In this series, we’ll look deeper into some of the projects on Behance.net that are especially admired in our community. Michael Roulier is a photographer specializing in food and cosmetic visuals, having published more than 30 books in collaboration with three star Michelin culinary chefs. His project on Behance, Michael Roulier, contains photographs featured to help create a book for Anne Sophie Pic, a three star Michelin chef herself.
What was your inspiration for this project?
I was commissioned by Hachette, a French Publishing company to create a “sumptuous” book about Anne Sophie Pic, a French 3 star Michelin chef, a woman in a man’s world; an exception. Hachette knew very well that I would have to be left completely free on the creative part to accept a three weeks time project.
I had already worked with Anne Sophie, so we knew each other quite well. At this level, being a chef, means above all being an artist. This project was supposed to be her published food “manifesto.” The text was written by Stéphane Davet, a journalist specialized in rock & roll, but equally passionate about food.
The 48 images we had to do, like a true photography book, would appear naked, unadorned, and apart from the text.
The difficulty with a project like that is dealing with the “ego” of everybody. The main artist remained Anne Sophie Pic. My job was to find a concept, translate her poetic world, and at the same time give (with humbleness) my own artistic vision of her food creations. When all the cursors are at the right position, it works.
There is something very pure in the personality of Anne Sophie; she is at the same time very fragile and very strong. The idea of a “white book” imposed itself from the beginning; Her mind is white and beautiful. The leading concept was to make it become almost “surreal”. We played with shades of grey, giving an aerial feeling to the plates; they where likes “frames” for creation.
Then would start the real work: composition.
We had asked Anne Sophie’s team to bring everything in a kit, so that we could start constructing the images with our own inspiration. We had previously spoken on the phone about making mandalas, but I found it too restrictive and wanted to leave everything pretty open.
Sometimes, by the time we had found the composition, the food was “gone,” so we would shoot it with an iPhone to keep a trace for later. The kitchen was kind enough to re-start everything (and it can be a huge job!) and bring it freshly prepared, so that we could recompose and finalize the shot with a high pixel digital back.
Being a 3 star Michelin chef means that you have very precise ideas about the way you are going to compose food for your clients; Anne Sophie gave us complete freedom to visually revisit her dishes: I think that she wanted us to surprise her. When the job was finished she told me that we had inspired her a lot for the future, it was the biggest compliment she could have given us.

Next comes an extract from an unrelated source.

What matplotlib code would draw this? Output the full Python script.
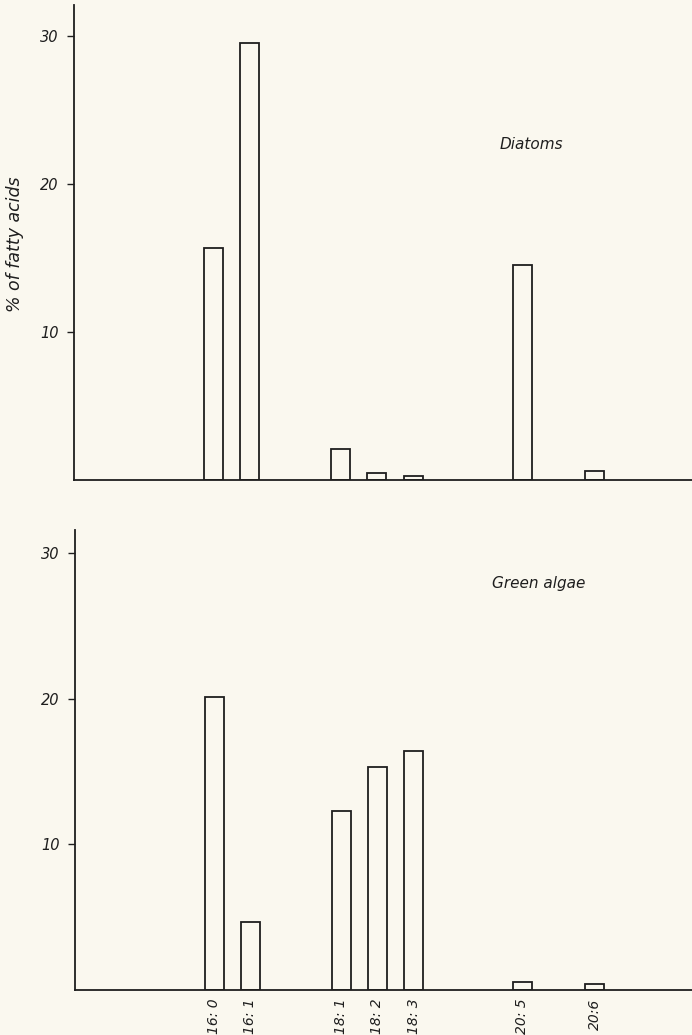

She had a little booklet on her desk, like an artist’s notebook, and we often looked at it to understand better what inspired her when conceiving her food creations.
Can you describe your process in creating this project?
This project was quite technical. Achieving an interesting result on a white background without having the feeling of something simplistic was a bit of a challenge, but I had a clear vision of what the outcome could look like.
Leaving my studio in Paris (and all my usual tools) and going to her hometown in Valence was quiet an adventure because it was impossible to reproduce the quality of food preparation & techniques her team achieved, even with the best food-stylists.
Actually that was the difficult part: doing a technical job in an uncontrolled environment.
When we arrived there with my team, Emmanuel Turiot, the food stylist I work with, and Thomas Naggabo my assistant, they showed us around and asked us where we would like to be installed. I was lucky enough to discover in Anne Shopie’s private office a huge glass wall that separated her office from her secretary. That wall was going to be the magic tool: we covered it with tracing paper from top to bottom, and there we had a huge gorgeous soft light: we could play with hot spots behind and control things pretty well.
Bringing a food stylist with me was essential to create an interface with the kitchen (an army of 35 cooks dedicated to their goddess Anne Sophie Pic); they speak the same language. The way I like to work is like being in an experimental lab: we have to try, restart all over and over again until we reach satisfaction. Emmanuel Turiot facilitated the relationship we had with all the cooks behind the door, who could not always understand why we wanted them to restart the whole process again.
What sparked your desire to work with food?
I started working in the luxury business 20 years ago. Cosmetics, fashion accessories etc… I stumbled on food by chance 10 years ago, and loved it because Art directors had no idea of how to deal with it, or actually didn’t really like working on this subject. So there was an incredible freedom for my creativity. I could become a Photographer again!
Today, there is a new generation of Art directors who actually specialize in the food business: it became a trend. I love working with them. We mutually inspire each other.
Do you feel that this project is “done,” or is there anything you’d like to improve on or change in the future?
Not really, it’s now an old story. We are working on new projects. We are already different people.